→ **DATA BLOCK**:
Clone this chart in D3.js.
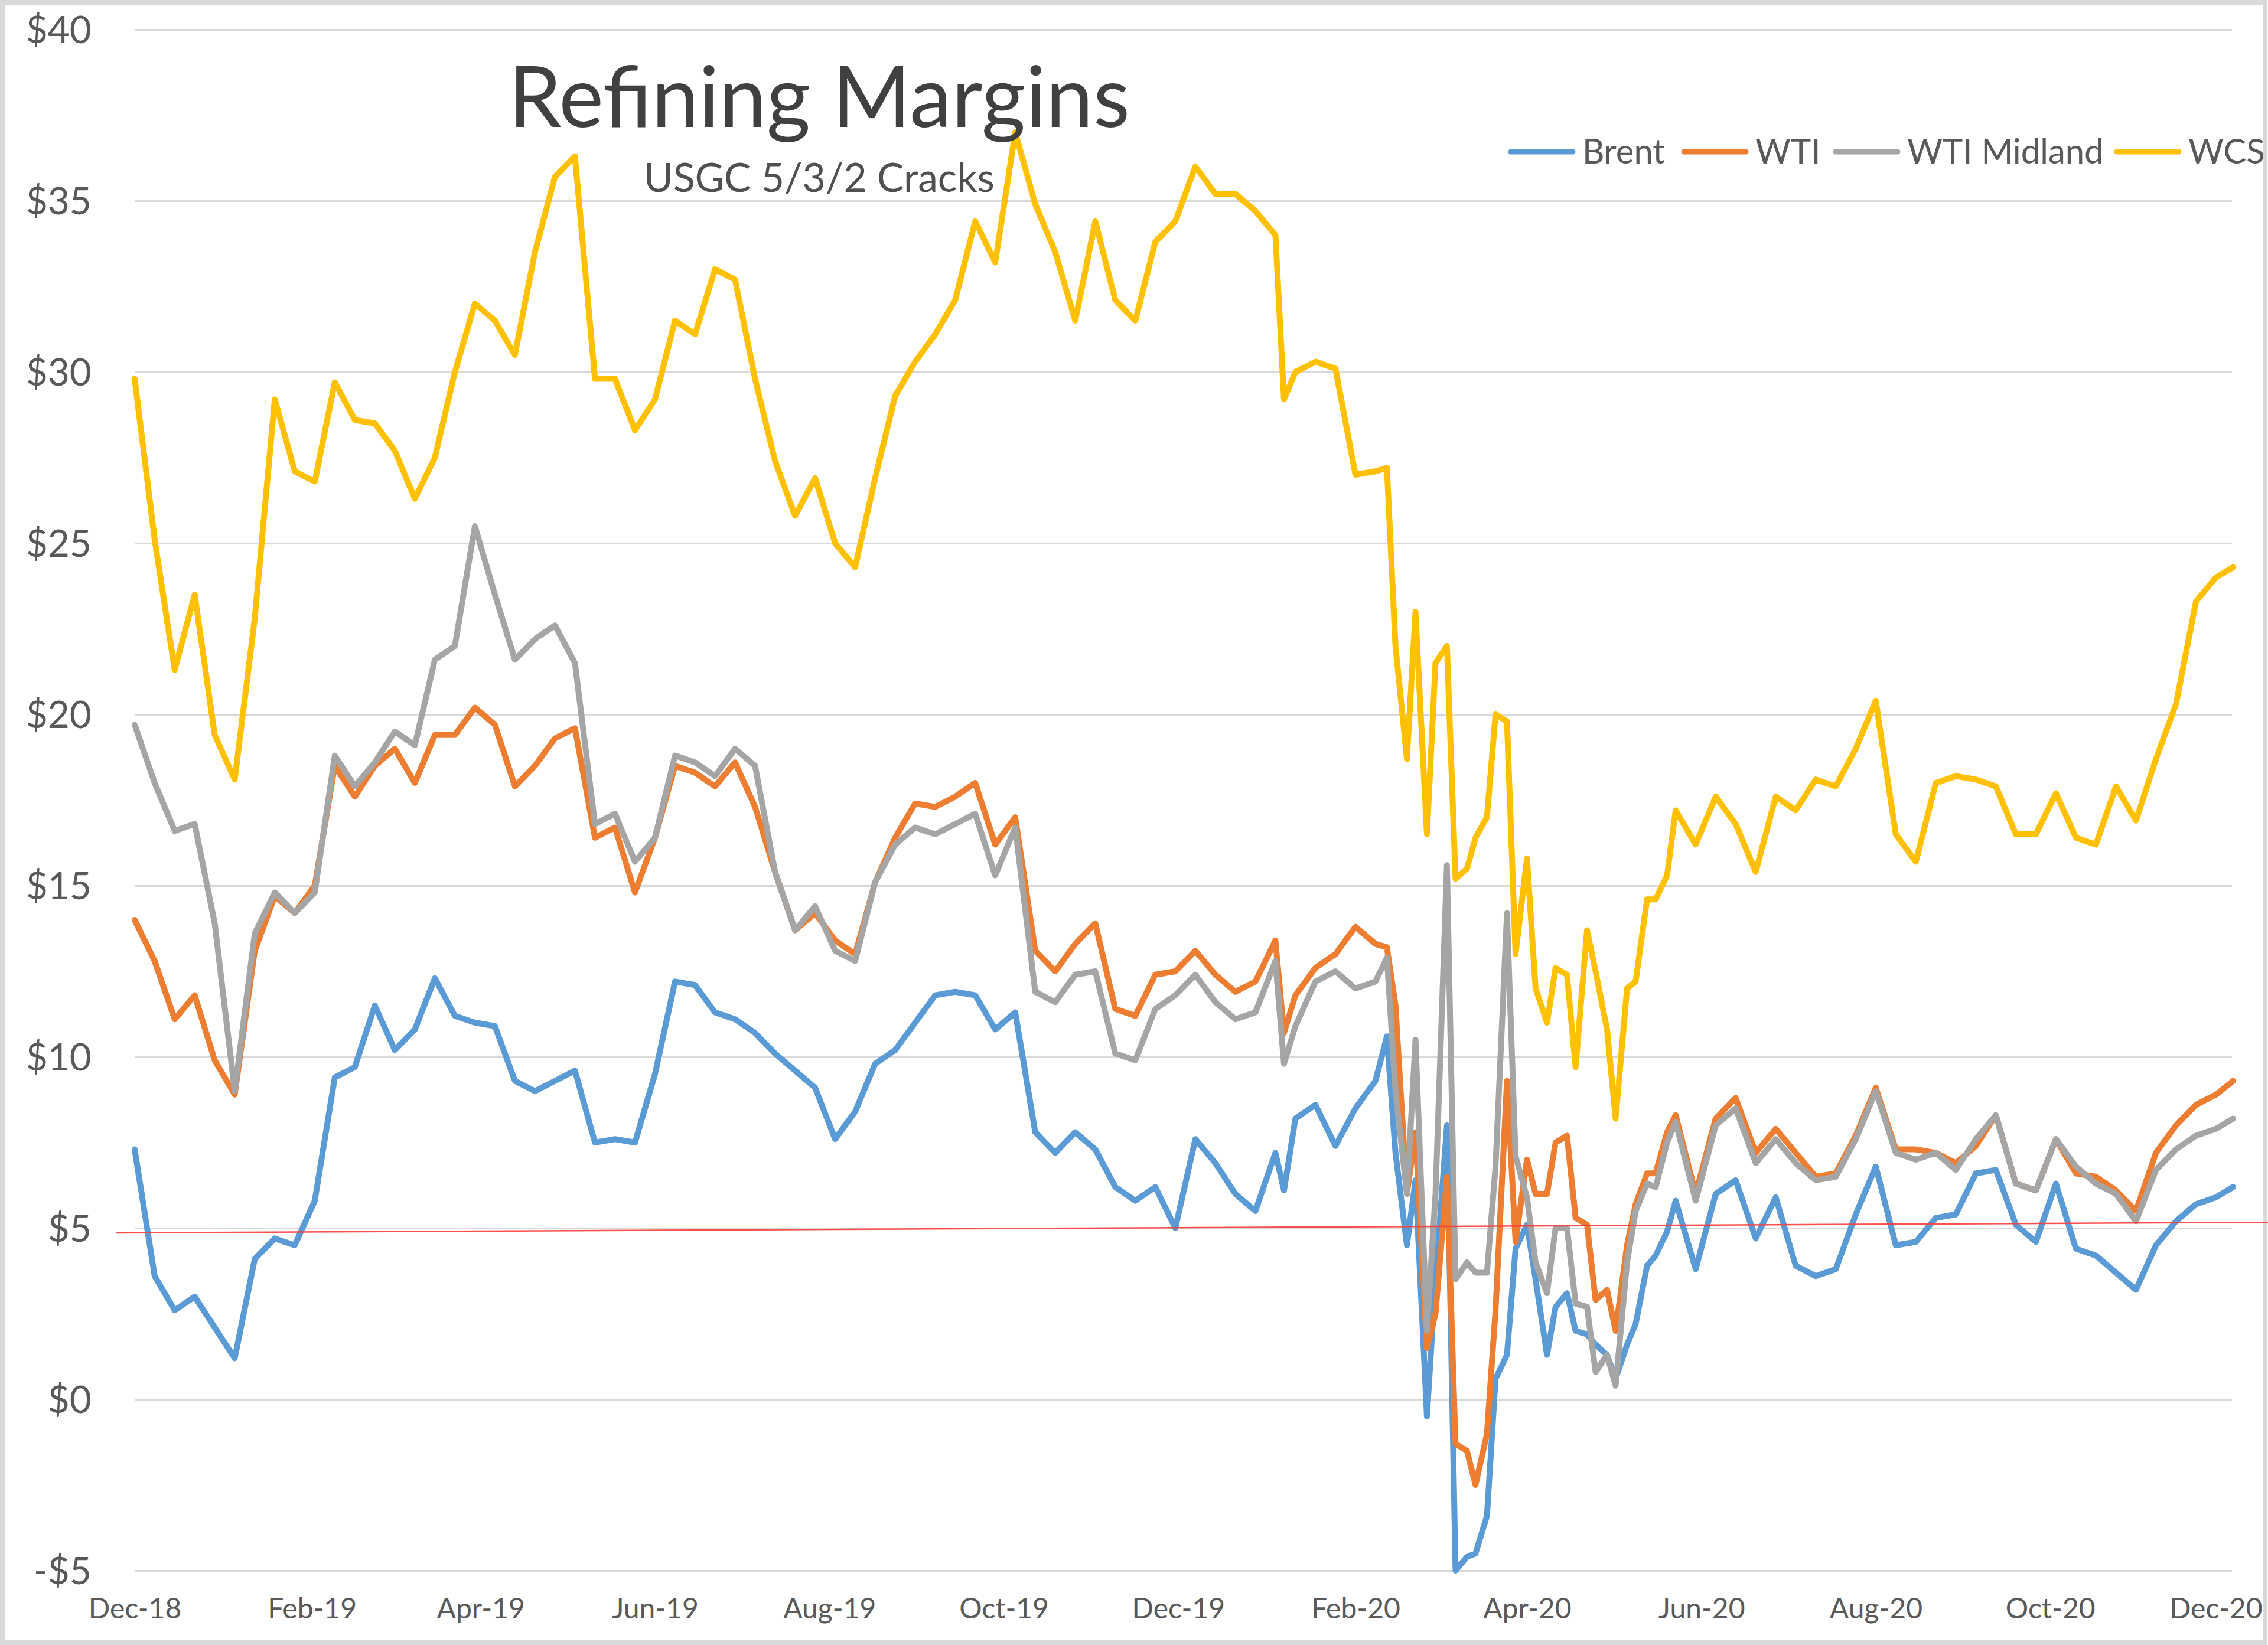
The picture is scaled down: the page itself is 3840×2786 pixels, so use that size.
<!DOCTYPE html>
<html>
<head>
<meta charset="utf-8">
<script src="https://cdn.jsdelivr.net/npm/d3@7"></script>
<style>
  html, body { margin: 0; padding: 0; background: #ffffff; }
  svg { display: block; }
</style>
</head>
<body>
<svg id="chart" width="3840" height="2786"></svg>
<script>
// ---------------- DATA ----------------
const dates = [
  "2018-12-01","2018-12-08","2018-12-15","2018-12-22","2018-12-29","2019-01-05","2019-01-12","2019-01-19","2019-01-26","2019-02-02",
  "2019-02-09","2019-02-16","2019-02-23","2019-03-02","2019-03-09","2019-03-16","2019-03-23","2019-03-30","2019-04-06","2019-04-13",
  "2019-04-20","2019-04-27","2019-05-04","2019-05-11","2019-05-18","2019-05-25","2019-06-01","2019-06-08","2019-06-15","2019-06-22",
  "2019-06-29","2019-07-06","2019-07-13","2019-07-20","2019-07-27","2019-08-03","2019-08-10","2019-08-17","2019-08-24","2019-08-31",
  "2019-09-07","2019-09-14","2019-09-21","2019-09-28","2019-10-05","2019-10-12","2019-10-19","2019-10-26","2019-11-02","2019-11-09",
  "2019-11-16","2019-11-23","2019-11-30","2019-12-07","2019-12-14","2019-12-21","2019-12-28","2020-01-04",
  "2020-01-07",
  "2020-01-11","2020-01-18","2020-01-25","2020-02-01","2020-02-08",
  "2020-02-12",
  "2020-02-15","2020-02-19","2020-02-22","2020-02-26","2020-02-29","2020-03-04","2020-03-07","2020-03-11","2020-03-14","2020-03-18",
  "2020-03-21","2020-03-25","2020-03-28","2020-04-01","2020-04-04","2020-04-08","2020-04-11","2020-04-15","2020-04-18","2020-04-22",
  "2020-04-25","2020-04-29","2020-05-02","2020-05-06","2020-05-09","2020-05-13","2020-05-16","2020-05-20","2020-05-23",
  "2020-05-30","2020-06-06","2020-06-13","2020-06-20","2020-06-27","2020-07-04","2020-07-11","2020-07-18","2020-07-25","2020-08-01",
  "2020-08-08","2020-08-15","2020-08-22","2020-08-29","2020-09-05","2020-09-12","2020-09-19","2020-09-26","2020-10-03","2020-10-10",
  "2020-10-17","2020-10-24","2020-10-31","2020-11-07","2020-11-14","2020-11-21","2020-11-28",
  "2020-12-04"
];

const brent = [
  7.3, 3.6, 2.6, 3.0, 2.1, 1.2, 4.1, 4.7, 4.5, 5.8,
  9.4, 9.7, 11.5, 10.2, 10.8, 12.3, 11.2, 11.0, 10.9, 9.3,
  9.0, 9.3, 9.6, 7.5, 7.6, 7.5, 9.5, 12.2, 12.1, 11.3,
  11.1, 10.7, 10.1, 9.6, 9.1, 7.6, 8.4, 9.8, 10.2, 11.0,
  11.8, 11.9, 11.8, 10.8, 11.3, 7.8, 7.2, 7.8, 7.3, 6.2,
  5.8, 6.2, 5.0, 7.6, 6.9, 6.0, 5.5, 7.2,
  6.1,
  8.2, 8.6, 7.4, 8.5, 9.3,
  10.6,
  7.2, 4.5, 6.4, -0.5, 3.5, 8.0, -5.0, -4.6, -4.5, -3.4,
  0.6, 1.3, 4.4, 5.1, 3.5, 1.3, 2.7, 3.1, 2.0, 1.9,
  1.6, 1.3, 0.6, 1.6, 2.2, 3.9, 4.2, 4.9, 5.8,
  3.8, 6.0, 6.4, 4.7, 5.9, 3.9, 3.6, 3.8, 5.4, 6.8,
  4.5, 4.6, 5.3, 5.4, 6.6, 6.7, 5.1, 4.6, 6.3, 4.4,
  4.2, 3.7, 3.2, 4.5, 5.2, 5.7, 5.9,
  6.2
];

const wti = [
  14.0, 12.8, 11.1, 11.8, 9.9, 8.9, 13.1, 14.7, 14.2, 15.0,
  18.5, 17.6, 18.5, 19.0, 18.0, 19.4, 19.4, 20.2, 19.7, 17.9,
  18.5, 19.3, 19.6, 16.4, 16.7, 14.8, 16.4, 18.5, 18.3, 17.9,
  18.6, 17.3, 15.4, 13.7, 14.2, 13.4, 13.0, 15.1, 16.4, 17.4,
  17.3, 17.6, 18.0, 16.2, 17.0, 13.1, 12.5, 13.3, 13.9, 11.4,
  11.2, 12.4, 12.5, 13.1, 12.4, 11.9, 12.2, 13.4,
  10.7,
  11.8, 12.6, 13.0, 13.8, 13.3,
  13.2,
  11.5, 6.0, 7.8, 1.5, 2.5, 6.5, -1.3, -1.5, -2.5, -1.0,
  2.6, 9.3, 4.6, 7.0, 6.0, 6.0, 7.5, 7.7, 5.3, 5.1,
  2.9, 3.2, 2.0, 4.5, 5.7, 6.6, 6.6, 7.8, 8.3,
  6.0, 8.2, 8.8, 7.2, 7.9, 7.2, 6.5, 6.6, 7.7, 9.1,
  7.3, 7.3, 7.2, 6.9, 7.4, 8.3, 6.3, 6.1, 7.6, 6.6,
  6.5, 6.1, 5.5, 7.2, 8.0, 8.6, 8.9,
  9.3
];

const midland = [
  19.7, 18.0, 16.6, 16.8, 13.9, 9.0, 13.6, 14.8, 14.2, 14.8,
  18.8, 17.9, 18.6, 19.5, 19.1, 21.6, 22.0, 25.5, 23.5, 21.6,
  22.2, 22.6, 21.5, 16.8, 17.1, 15.7, 16.4, 18.8, 18.6, 18.2,
  19.0, 18.5, 15.4, 13.7, 14.4, 13.1, 12.8, 15.1, 16.2, 16.7,
  16.5, 16.8, 17.1, 15.3, 16.7, 11.9, 11.6, 12.4, 12.5, 10.1,
  9.9, 11.4, 11.8, 12.4, 11.6, 11.1, 11.3, 12.8,
  9.8,
  10.9, 12.2, 12.5, 12.0, 12.2,
  12.9,
  9.0, 6.0, 10.5, 2.0, 6.0, 15.6, 3.5, 4.0, 3.7, 3.7,
  6.8, 14.2, 7.1, 5.9, 4.0, 3.1, 5.0, 5.0, 2.8, 2.7,
  0.8, 1.3, 0.4, 4.0, 5.5, 6.3, 6.2, 7.5, 8.1,
  5.8, 8.0, 8.5, 6.9, 7.6, 6.9, 6.4, 6.5, 7.6, 9.0,
  7.2, 7.0, 7.2, 6.7, 7.6, 8.3, 6.3, 6.1, 7.6, 6.8,
  6.3, 6.0, 5.2, 6.7, 7.3, 7.7, 7.9,
  8.2
];

const wcs = [
  29.8, 25.1, 21.3, 23.5, 19.4, 18.1, 22.8, 29.2, 27.1, 26.8,
  29.7, 28.6, 28.5, 27.7, 26.3, 27.5, 30.0, 32.0, 31.5, 30.5,
  33.5, 35.7, 36.3, 29.8, 29.8, 28.3, 29.2, 31.5, 31.1, 33.0,
  32.7, 29.8, 27.4, 25.8, 26.9, 25.0, 24.3, 26.9, 29.3, 30.3,
  31.1, 32.1, 34.4, 33.2, 37.0, 34.9, 33.5, 31.5, 34.4, 32.1,
  31.5, 33.8, 34.4, 36.0, 35.2, 35.2, 34.7, 34.0,
  29.2,
  30.0, 30.3, 30.1, 27.0, 27.1,
  27.2,
  22.0, 18.7, 23.0, 16.5, 21.5, 22.0, 15.2, 15.5, 16.4, 17.0,
  20.0, 19.8, 13.0, 15.8, 12.0, 11.0, 12.6, 12.4, 9.7, 13.7,
  12.5, 10.8, 8.2, 12.0, 12.2, 14.6, 14.6, 15.3, 17.2,
  16.2, 17.6, 16.8, 15.4, 17.6, 17.2, 18.1, 17.9, 19.0, 20.4,
  16.5, 15.7, 18.0, 18.2, 18.1, 17.9, 16.5, 16.5, 17.7, 16.4,
  16.2, 17.9, 16.9, 18.7, 20.3, 23.3, 24.0,
  24.3
];

const seriesNames = ["Brent", "WTI", "WTI Midland", "WCS"];
const yTicks = [-5, 0, 5, 10, 15, 20, 25, 30, 35, 40];
const xTickDates = ["2018-12-01","2019-02-01","2019-04-01","2019-06-01","2019-08-01","2019-10-01",
                    "2019-12-01","2020-02-01","2020-04-01","2020-06-01","2020-08-01","2020-10-01","2020-12-01"];
const titleText = "Refining Margins";
const subtitleText = "USGC 5/3/2 Cracks";
const refLineValues = [4.86, 5.17];   // hand-drawn red reference line, value at left / right end

// ---------------- LAYOUT / STYLE ----------------
const W = 3840, H = 2786;
const plotLeft = 228, plotRight = 3779, dataRight = 3781, plotTop = 50, plotBottom = 2660;
const colors = ["#5B9BD5", "#ED7D31", "#A5A5A5", "#FFC000"];
const font = "Lato, 'Open Sans', 'Noto Sans', sans-serif";
const textColor = "#595959";

const parse = d3.timeParse("%Y-%m-%d");
const x = d3.scaleTime()
  .domain([parse("2018-12-01"), parse("2020-12-04")])
  .range([plotLeft, dataRight]);
const y = d3.scaleLinear().domain([-5, 40]).range([plotBottom, plotTop]);

const svg = d3.select("#chart");
svg.append("rect").attr("width", W).attr("height", H).attr("fill", "#ffffff");
svg.append("rect")
  .attr("x", 4).attr("y", 4).attr("width", W - 9).attr("height", H - 8)
  .attr("fill", "none").attr("stroke", "#d9d9d9").attr("stroke-width", 8);

// Y axis with gridlines
const yAxis = d3.axisLeft(y)
  .tickValues(yTicks)
  .tickSize(-(plotRight - plotLeft))
  .tickPadding(plotLeft - 155)
  .tickFormat(v => (v < 0 ? "-$" + Math.abs(v) : "$" + v));
const yg = svg.append("g").attr("transform", `translate(${plotLeft},0)`).call(yAxis);
yg.select(".domain").remove();
yg.selectAll(".tick line").attr("stroke", "#d9d9d9").attr("stroke-width", 3);
yg.selectAll(".tick text")
  .attr("font-family", font).attr("font-size", 64).attr("fill", textColor)
  .attr("dy", "0.35em");

// X axis
const xAxis = d3.axisBottom(x)
  .tickValues(xTickDates.map(parse))
  .tickSize(0)
  .tickPadding(47)
  .tickFormat(d3.timeFormat("%b-%y"));
const xg = svg.append("g").attr("transform", `translate(0,${plotBottom})`).call(xAxis);
xg.select(".domain").remove();
xg.selectAll(".tick text")
  .attr("font-family", font).attr("font-size", 48).attr("fill", textColor);
// keep the last label inside the picture
const lastTick = xg.selectAll(".tick").filter((d, i, n) => i === n.length - 1);
const lastX = x(parse(xTickDates[xTickDates.length - 1]));
lastTick.select("text").attr("text-anchor", "end").attr("x", (W - 10) - lastX);

// Series lines
const allSeries = [brent, wti, midland, wcs];
const line = d3.line()
  .x(d => x(d.date))
  .y(d => y(d.v));
allSeries.forEach((vals, si) => {
  const pts = vals.map((v, i) => ({ date: parse(dates[i]), v: v }));
  svg.append("path")
    .datum(pts)
    .attr("d", line)
    .attr("fill", "none")
    .attr("stroke", colors[si])
    .attr("stroke-width", 10)
    .attr("stroke-linejoin", "round")
    .attr("stroke-linecap", "round");
});

// Red reference line (drawn shape spanning from left of plot to right edge)
svg.append("line")
  .attr("x1", 197).attr("x2", W)
  .attr("y1", y(refLineValues[0])).attr("y2", y(refLineValues[1]))
  .attr("stroke", "#FF3B3B").attr("stroke-width", 2.5).attr("opacity", 0.9);

// Title & subtitle
function fitWidth(sel, target) {
  const w = sel.node().getComputedTextLength();
  const fs = parseFloat(sel.attr("font-size"));
  if (w > 0) sel.attr("font-size", fs * target / w);
}
const title = svg.append("text")
  .attr("x", 1387).attr("y", 215)
  .attr("text-anchor", "middle")
  .attr("font-family", font).attr("font-weight", 400)
  .attr("font-size", 140).attr("fill", "#404040")
  .text(titleText);
fitWidth(title, 1052);
const subtitle = svg.append("text")
  .attr("x", 1387).attr("y", 325)
  .attr("text-anchor", "middle")
  .attr("font-family", font)
  .attr("font-size", 64).attr("fill", "#505050")
  .text(subtitleText);
fitWidth(subtitle, 594);

// Legend
const legendX = [2553, 2846, 3103, 3579];
const legend = svg.append("g");
seriesNames.forEach((name, i) => {
  legend.append("line")
    .attr("x1", legendX[i] + 5).attr("x2", legendX[i] + 110)
    .attr("y1", 257).attr("y2", 257)
    .attr("stroke", colors[i]).attr("stroke-width", 9)
    .attr("stroke-linecap", "round");
  legend.append("text")
    .attr("x", legendX[i] + 126).attr("y", 277)
    .attr("font-family", font).attr("font-size", 58).attr("fill", textColor)
    .text(name);
});
</script>
</body>
</html>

→ **WORK INSTRUCTIONS**: Look over the material above and show each line where "picture" appears.

→ **COMPLETE RESPONSE**:
The picture is scaled down: the page itself is 3840×2786 pixels, so use that size.
// keep the last label inside the picture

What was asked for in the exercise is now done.